Chapters 7-9 Analysis

Chapter 7 begins the second plot thread of the novel, the story of Jane Queller (Laura Oliver), her relationship with Nick Harp, and the Army of the Changing World. From this point on, the novel will flip between Andy and Jane’s stories regularly, as Slaughter builds tension and complexity in the 2018 timeline by giving historical context in the 1986 timeline. She builds a small connection from the start of Chapter 7 with the introduction of Laura Juneau. The fact that Juneau has the same name as Andy’s mother seems too coincidental, and gives the reader a clue as to the connection between the two stories.

Several important characters are introduced in this section: Jane Queller, Laura Juneau, Nick Harp, and Andrew Queller. Clearly, there are relationships between them all, but these relationships are unacknowledged—Laura obviously knows Nick and Andrew, as they help her gain entrance to the conference, and yet they pretend to be strangers. Likewise, Laura and Jane know each other, but pretend not to. These interactions are tense, but the reader does not yet know why.

When Laura takes the bag from behind the toilet, she recalls a similar scene in the film The Godfather, where Michael Corleone takes a gun from behind a toilet to kill another man. By drawing this parallel, Slaughter immediately evokes tension, even though the bag supposedly only contains dye packs. But when Laura opens the bag on stage and finds a gun inside, it is less of a surprise to the reader than it might have been without the movie reference.

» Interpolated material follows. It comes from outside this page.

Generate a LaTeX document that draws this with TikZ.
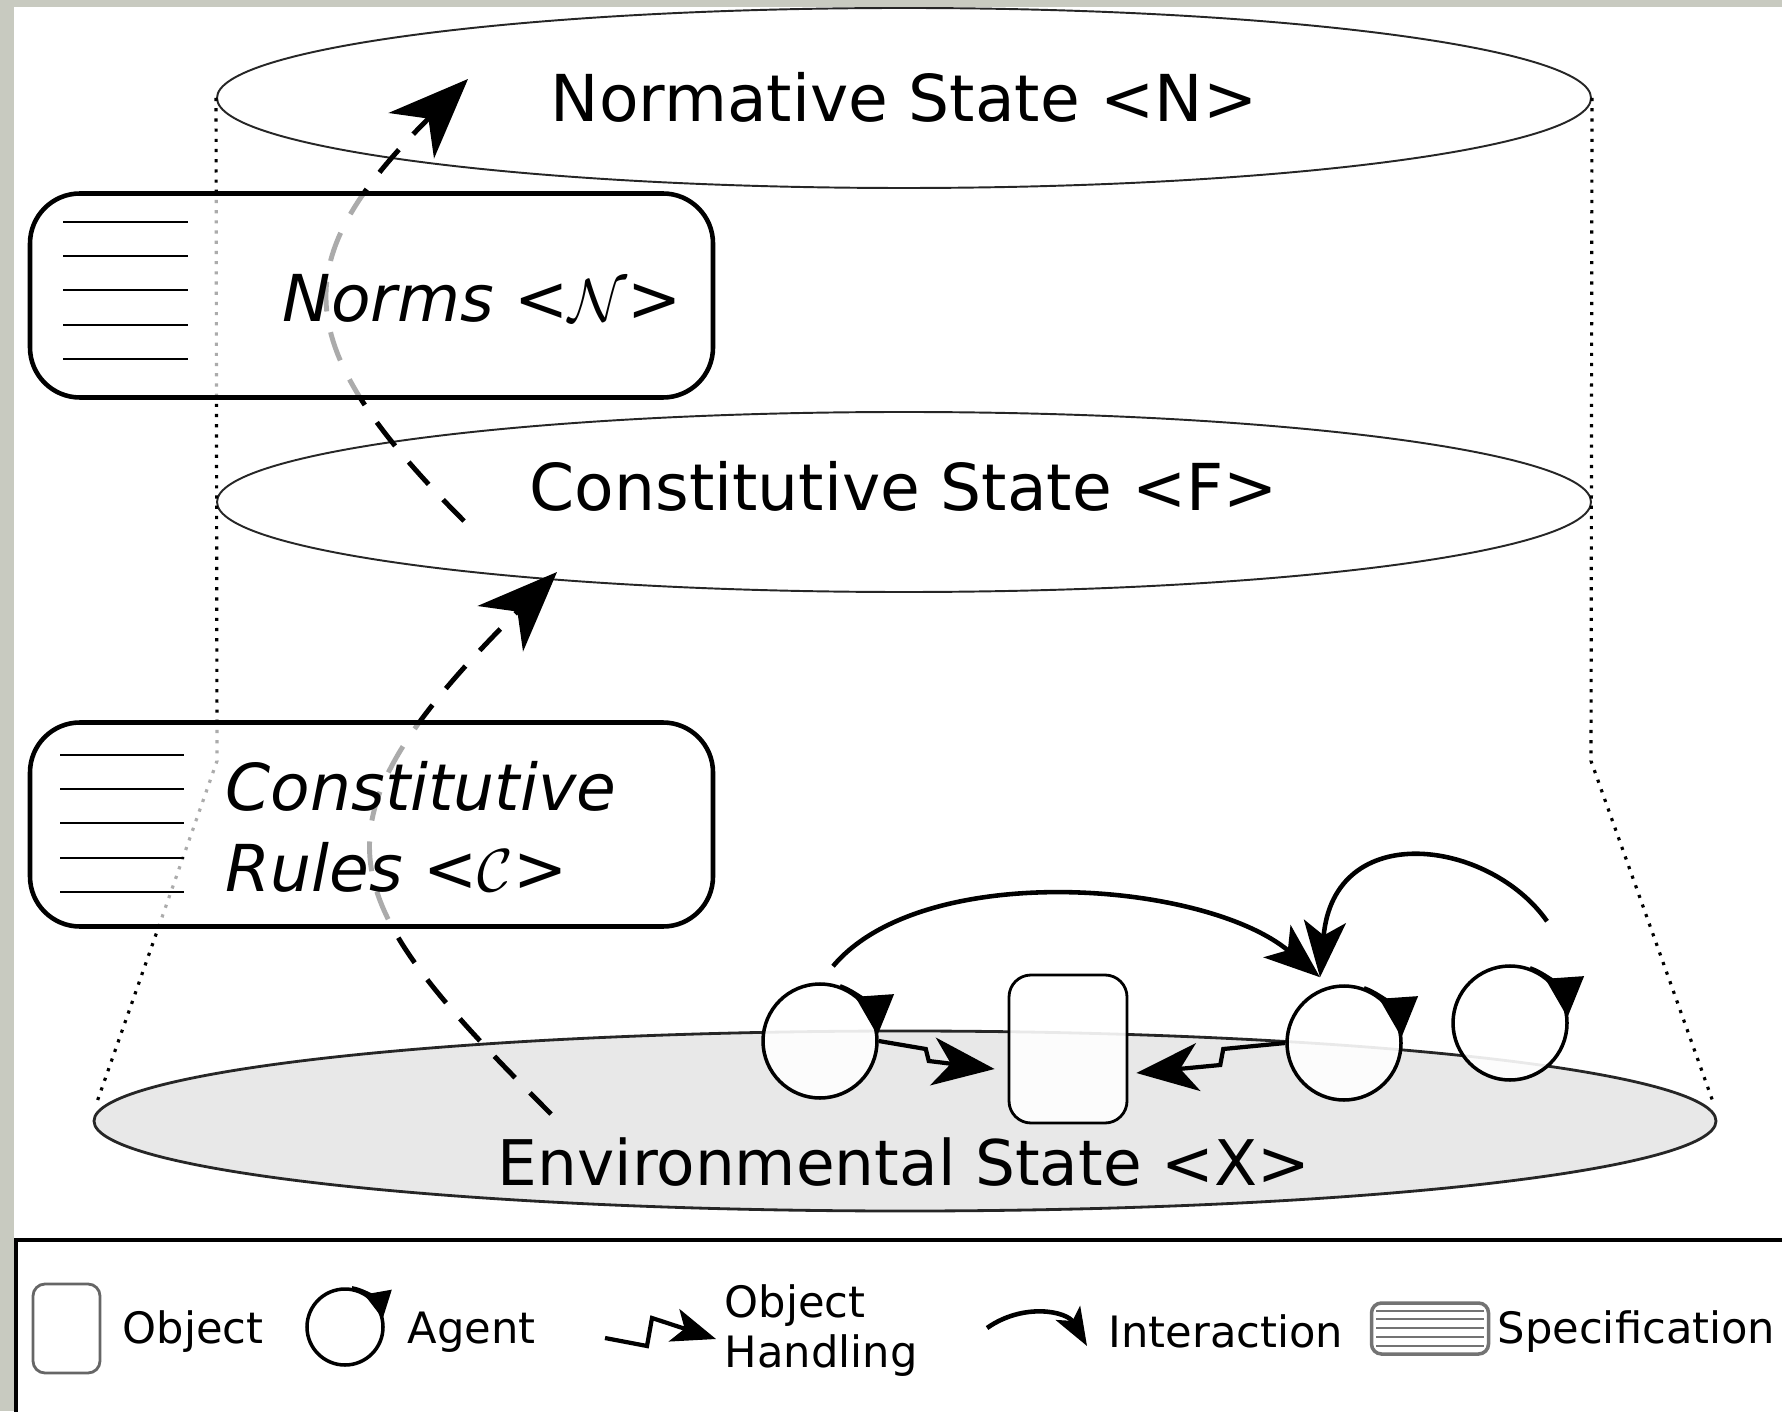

While this 1986 narrative is developing, Andy, in 2018, makes progress on her journey—though readers are discovering the truth more quickly than she will. When we catch up with Andy again, she is already in Alabama. Chapter 8 shows that she has become smarter and more thoughtful about her escape. Andy has begun to Take Control of her situation, assessing her options and needs. Yet, Slaughter shows us that she still has a lot to learn, as she becomes involved with Mike, the man in the Alabama hat. The fact that Mike was at the hospital in Georgia and then reappears in the bar across the street from Andy’s motel is too incredible to believe—but she suspends her disbelief, partly because he is charming and personable. This charisma echoes the charisma that Jane sees in Nick. Andy allows herself to be swayed by Mike but comes to her senses after they part and makes her escape. She is still making mistakes, but her skills are slowly improving.

When we return to the 1986 timeline, five days after the Oslo shooting, the relationships between the various characters, which were previously mysterious, are clarified. Cracks are beginning to appear in these relationships, especially between Jane and her boyfriend Nick. Jane realizes that the FBI is beginning to see through their story, a theory confirmed by her conversation with Agent Danbury. Her discussion with Danbury is key to another theme—The Cult of Nick. Danbury alludes to several cults and cult leaders, drawing parallels between them and Nick. He also brings up Patty Hearst, implying that Jane may be an unwilling participant in Nick’s group, or at least had been unwilling at first.